The list is endless. As an example, my CPD study for the “Raising the Standard of Sustainable Golf Course Design (RSSGCD) was Rockliffe Hall. In summary, the area of land was transformed from a plain flat potato field into an ecological haven of wetlands, lakes, species rich grasslands and thousands of trees planted. The same applies to Dun Laoghaire GC in Ireland. There is nothing more satisfying than transforming bland, ecologically stale pieces of land into something that is environmentally rich. If anyone ever confronts me with the “golf courses are bad for the environment” phrase, they are ill advised.
7. How do you see the golf course design industry changing in the next 20 years?
Renovations will always be the mainstay of our work. Even golf courses that have already been renovated, will eventually require some form of renovation again. Fewer and fewer new golf courses are being built, in fact, at the moment, more golf courses are closing rather than opening. However, there is a glimmer of hope on the horizon for Golf Course Architects. Hundreds of golf courses are located on what could be described as incredibly valuable inner-city land that are being targeted by property developers. The equation is relatively simple; the developer covers the cost of relocating the golf course to a site reasonably close to the current golf course and they develop the original site into much needed real estate.
Dun Laoghaire, a 27-hole course I designed 10-years ago, is a good example. The Club moved from an 18-hole inner city course that was beset with H & S problems and whose future was in doubt, to a new 27-hole facility close by, while the developer acquired some immensely valuable land for real estate. Everyone was happy.
Additionally, many golf courses may start examining the possibility of “down-sizing”. Maybe reducing to 9-holes with a variety of tee locations, or 9-holes and a more substantial practice facility with perhaps a Par 3 course. The remaining land, sold for development and henceforth securing the future of the Club.

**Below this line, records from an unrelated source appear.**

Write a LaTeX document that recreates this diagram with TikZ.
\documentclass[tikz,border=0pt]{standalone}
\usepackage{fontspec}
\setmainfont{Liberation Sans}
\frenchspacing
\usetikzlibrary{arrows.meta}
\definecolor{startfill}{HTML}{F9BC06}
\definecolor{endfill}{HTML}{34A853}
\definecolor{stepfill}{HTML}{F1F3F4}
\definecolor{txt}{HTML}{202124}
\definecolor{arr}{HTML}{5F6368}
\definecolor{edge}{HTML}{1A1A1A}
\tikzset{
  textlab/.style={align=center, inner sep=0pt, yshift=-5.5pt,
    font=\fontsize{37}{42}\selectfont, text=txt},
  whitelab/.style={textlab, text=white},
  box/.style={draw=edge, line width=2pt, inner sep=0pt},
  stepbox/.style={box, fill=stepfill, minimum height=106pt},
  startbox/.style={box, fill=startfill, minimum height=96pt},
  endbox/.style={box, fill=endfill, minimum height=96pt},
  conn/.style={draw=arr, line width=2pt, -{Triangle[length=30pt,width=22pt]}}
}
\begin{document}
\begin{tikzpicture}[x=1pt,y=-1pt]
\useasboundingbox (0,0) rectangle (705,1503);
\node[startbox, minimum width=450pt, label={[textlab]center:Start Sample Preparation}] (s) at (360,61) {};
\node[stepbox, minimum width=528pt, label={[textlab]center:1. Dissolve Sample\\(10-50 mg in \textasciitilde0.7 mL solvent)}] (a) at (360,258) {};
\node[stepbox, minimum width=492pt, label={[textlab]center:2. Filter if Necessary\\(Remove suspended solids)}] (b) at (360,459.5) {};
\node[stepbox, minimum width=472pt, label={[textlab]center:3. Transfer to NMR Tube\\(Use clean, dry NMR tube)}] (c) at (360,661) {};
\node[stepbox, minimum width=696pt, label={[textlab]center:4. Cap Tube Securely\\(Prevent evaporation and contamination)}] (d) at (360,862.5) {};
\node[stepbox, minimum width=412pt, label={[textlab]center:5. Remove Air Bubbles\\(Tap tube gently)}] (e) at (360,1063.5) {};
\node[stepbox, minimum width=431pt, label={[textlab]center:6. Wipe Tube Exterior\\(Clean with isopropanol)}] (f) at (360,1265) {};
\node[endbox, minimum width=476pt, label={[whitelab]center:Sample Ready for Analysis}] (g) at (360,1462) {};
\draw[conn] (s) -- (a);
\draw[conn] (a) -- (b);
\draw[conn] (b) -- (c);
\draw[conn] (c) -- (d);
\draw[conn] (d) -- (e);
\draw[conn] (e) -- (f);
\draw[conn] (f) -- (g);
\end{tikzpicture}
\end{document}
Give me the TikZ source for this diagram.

8. What makes a golf course great rather than just good?
Not a difficult question. It’s all down to the opinion of the golfer who plays it. One golfer might love a golf course, while his playing partner may hate it; although this is often linked to how well the golfer played on that particular day. My theory is, that if a golfer walks off the 18th green after a terrible round of golf, but still thoroughly enjoyed the experience, then it is without doubt, a great golf course.
9. What advice would you give to an aspiring golf course architect?
In my view, without a solid golf background in golf, becoming an architect is difficult. Greenkeeping and construction experience is essential as well as some sort of qualification in golf course management. It’s important that they play golf but certainly do not have to be a “scratch” golfer and personally, I do not think a landscaping qualification is required. Most importantly, a passion for all elements of golf is required.
10. What do you enjoy about being a golf course architect?
In the changing rooms at Dooks GC following completion of their renovations, a member approached me. He had been vehemently against the renovation proposals but now wanted to apologise and say how impressed he was with the work. Similar moments have occurred over my years of being an architect and it is immensely satisfying when someone compliments your efforts and hard work, especially when they were initially sceptical. Nothing beats the thrill of playing a golf course you have designed or renovated.